How horrible. How disgusting. Get your hands off me and yes it is the time, it’s exactly the time.

But Dr. Berkson, who said he strongly supported campus diversity, said that he felt compelled to speak up.

“We were being asked to accept, without questioning, that what our colleague did — teaching an Islamic art masterpiece in a class on art history after having given multiple warnings — was somehow equivalent to mosque vandalism and violence against Muslims and hate speech,” Dr. Berkson said. “That is what I could not stand.”

Seriously. Bringing in the CAIR guy just made it more like that.

A higher up CAIR guy has a much better take.
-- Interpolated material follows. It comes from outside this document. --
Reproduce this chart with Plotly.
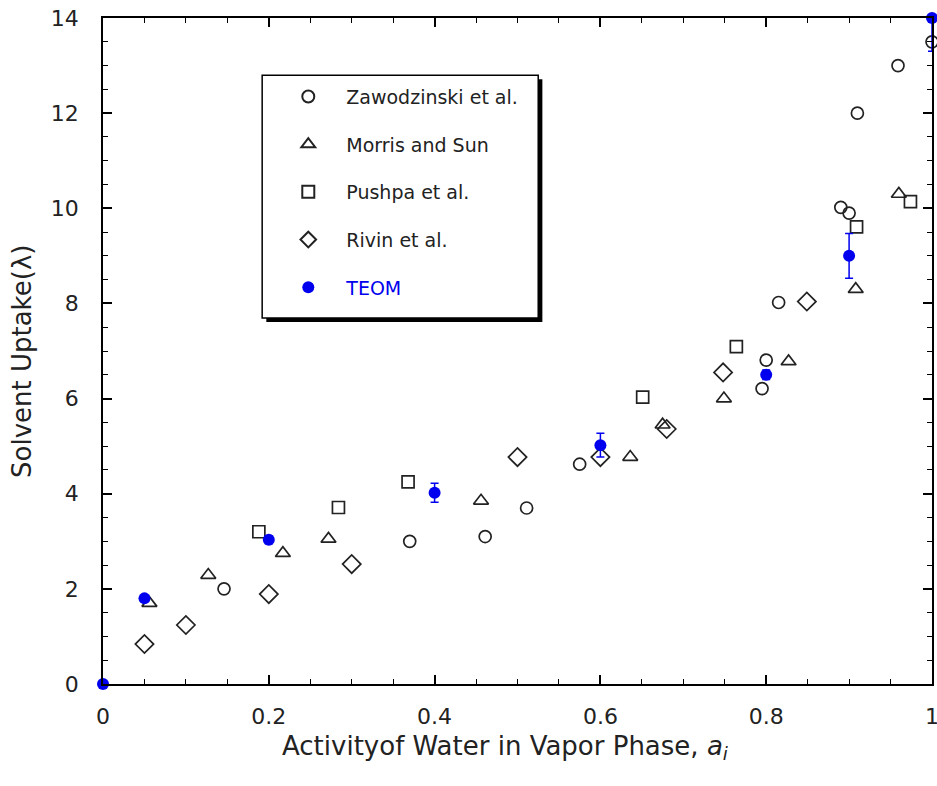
import plotly.graph_objects as go

# ---- data ----
zaw_x = [0.146, 0.37, 0.461, 0.511, 0.575, 0.795, 0.80, 0.815, 0.89, 0.90, 0.91, 0.959, 1.0]
zaw_y = [2.0, 3.0, 3.1, 3.7, 4.62, 6.21, 6.81, 8.02, 10.02, 9.9, 12.0, 13.0, 13.5]

mor_x = [0.056, 0.127, 0.217, 0.272, 0.456, 0.636, 0.675, 0.749, 0.827, 0.908, 0.96]
mor_y = [1.7, 2.29, 2.75, 3.05, 3.85, 4.77, 5.45, 6.0, 6.78, 8.3, 10.3]

pus_x = [0.188, 0.284, 0.368, 0.651, 0.764, 0.909, 0.974]
pus_y = [3.2, 3.71, 4.25, 6.03, 7.09, 9.61, 10.14]

riv_x = [0.05, 0.10, 0.20, 0.30, 0.50, 0.60, 0.68, 0.748, 0.849]
riv_y = [0.84, 1.24, 1.89, 2.52, 4.77, 4.77, 5.36, 6.55, 8.04]

teom_x = [0.0, 0.05, 0.2, 0.4, 0.6, 0.8, 0.9, 1.0]
teom_y = [0.0, 1.8, 3.03, 4.02, 5.02, 6.5, 9.0, 14.0]
teom_err = [0.0, 0.05, 0.08, 0.2, 0.25, 0.1, 0.47, 0.7]

x_ticks = [0, 0.2, 0.4, 0.6, 0.8, 1]
x_labels = ["0", "0.2", "0.4", "0.6", "0.8", "1"]
y_ticks = [0, 2, 4, 6, 8, 10, 12, 14]

x_title = "Activityof Water in Vapor Phase, <i>a<sub>i</sub></i>"
y_title = "Solvent Uptake(λ)"

FONT = "DejaVu Sans, Liberation Sans, Arial, sans-serif"
INK = "#222222"
BLUE = "#0000ee"

fig = go.Figure()

def open_trace(x, y, name, symbol, size, group):
    fig.add_trace(go.Scatter(
        x=x, y=y, mode="markers", name=name, legendgroup=group,
        cliponaxis=False,
        marker=dict(symbol=symbol, size=size, color=INK,
                    line=dict(color=INK, width=1.7)),
    ))

open_trace(zaw_x, zaw_y, "Zawodzinski et al.", "circle-open", 12, "a")
open_trace(mor_x, mor_y, "Morris and Sun", "triangle-up-open", 13, "b")
open_trace(pus_x, pus_y, "Pushpa et al.", "square-open", 12, "c")
open_trace(riv_x, riv_y, "Rivin et al.", "diamond-open", 14, "d")

fig.add_trace(go.Scatter(
    x=teom_x, y=teom_y, mode="markers",
    name="<span style='color:#0000ee'>TEOM</span>", legendgroup="e",
    cliponaxis=False,
    marker=dict(symbol="circle", size=12, color=BLUE),
    error_y=dict(type="data", array=teom_err, visible=True,
                 color=BLUE, thickness=1.5, width=4),
))

# legend frame + shadow (paper coordinates)
lx0, lx1, ly0, ly1 = 0.192, 0.525, 0.5495, 0.914
fig.add_shape(type="rect", xref="paper", yref="paper",
              x0=lx0 + 0.005, x1=lx1 + 0.005, y0=ly0 - 0.006, y1=ly1 - 0.006,
              fillcolor="black", line=dict(width=0), layer="above")
fig.add_shape(type="rect", xref="paper", yref="paper",
              x0=lx0, x1=lx1, y0=ly0, y1=ly1,
              fillcolor="white", line=dict(color="black", width=1.5), layer="above")

# axis titles as annotations for precise placement
fig.add_annotation(text=x_title, xref="paper", yref="paper",
                   x=0.485, y=-0.0955, xanchor="center", yanchor="middle",
                   showarrow=False, font=dict(size=26, family=FONT, color=INK))
fig.add_annotation(text=y_title, xref="paper", yref="paper",
                   x=-0.0977, y=0.4835, xanchor="center", yanchor="middle",
                   textangle=-90, showarrow=False,
                   font=dict(size=26, family=FONT, color=INK))

fig.update_layout(
    width=937, height=786,
    margin=dict(l=103, r=5, t=18, b=102),
    plot_bgcolor="white", paper_bgcolor="white",
    font=dict(family=FONT, color=INK, size=20),
    showlegend=True,
    legend=dict(
        x=0.2018, y=0.9105, xanchor="left", yanchor="top",
        bgcolor="rgba(0,0,0,0)", borderwidth=0,
        font=dict(family=FONT, size=19, color=INK),
        tracegroupgap=20, itemsizing="constant", itemwidth=66,
    ),
    xaxis=dict(
        range=[0, 1], tickvals=x_ticks, ticktext=x_labels,
        showgrid=False, zeroline=False,
        showline=True, linecolor="black", linewidth=1.5, mirror="ticks",
        ticks="inside", ticklen=9, tickwidth=1.5, tickcolor="black",
        minor=dict(dtick=0.05, ticks="inside", ticklen=5, tickwidth=1, tickcolor="black"),
        tickfont=dict(size=22, family=FONT, color=INK),
        ticklabelstandoff=12, ticklabeloverflow="allow",
        automargin=False,
    ),
    yaxis=dict(
        range=[0, 14], tickvals=y_ticks,
        showgrid=False, zeroline=False,
        showline=True, linecolor="black", linewidth=1.5, mirror="ticks",
        ticks="inside", ticklen=9, tickwidth=1.5, tickcolor="black",
        minor=dict(dtick=0.5, ticks="inside", ticklen=5, tickwidth=1, tickcolor="black"),
        tickfont=dict(size=22, family=FONT, color=INK),
        ticklabelstandoff=18, ticklabeloverflow="allow",
        automargin=False,
    ),
)

# remove the default 8px page margin so the figure fills the window exactly
fig.write_html("out.html", config={"displayModeBar": False},
               post_script="document.body.style.margin='0';")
Edward Ahmed Mitchell, the deputy executive director of the national chapter of the Council on American-Islamic Relations, said that he did not have enough information to comment on the Hamline dispute. But while his group discourages visual depictions of the prophet, he said that there was a difference between an act that was un-Islamic and one that was Islamophobic.

“If you drink a beer in front of me, you’re doing something that is un-Islamic, but it’s not Islamophobic,” he said. “If you drink a beer in front of me because you’re deliberately trying to offend me, well then, maybe that has an intent factor.”

“Intent and circumstances matter,” he said, “especially in a university setting, where academic freedom is critical and professors often address sensitive and controversial topics.”

He should have a word with Mr. Hussein.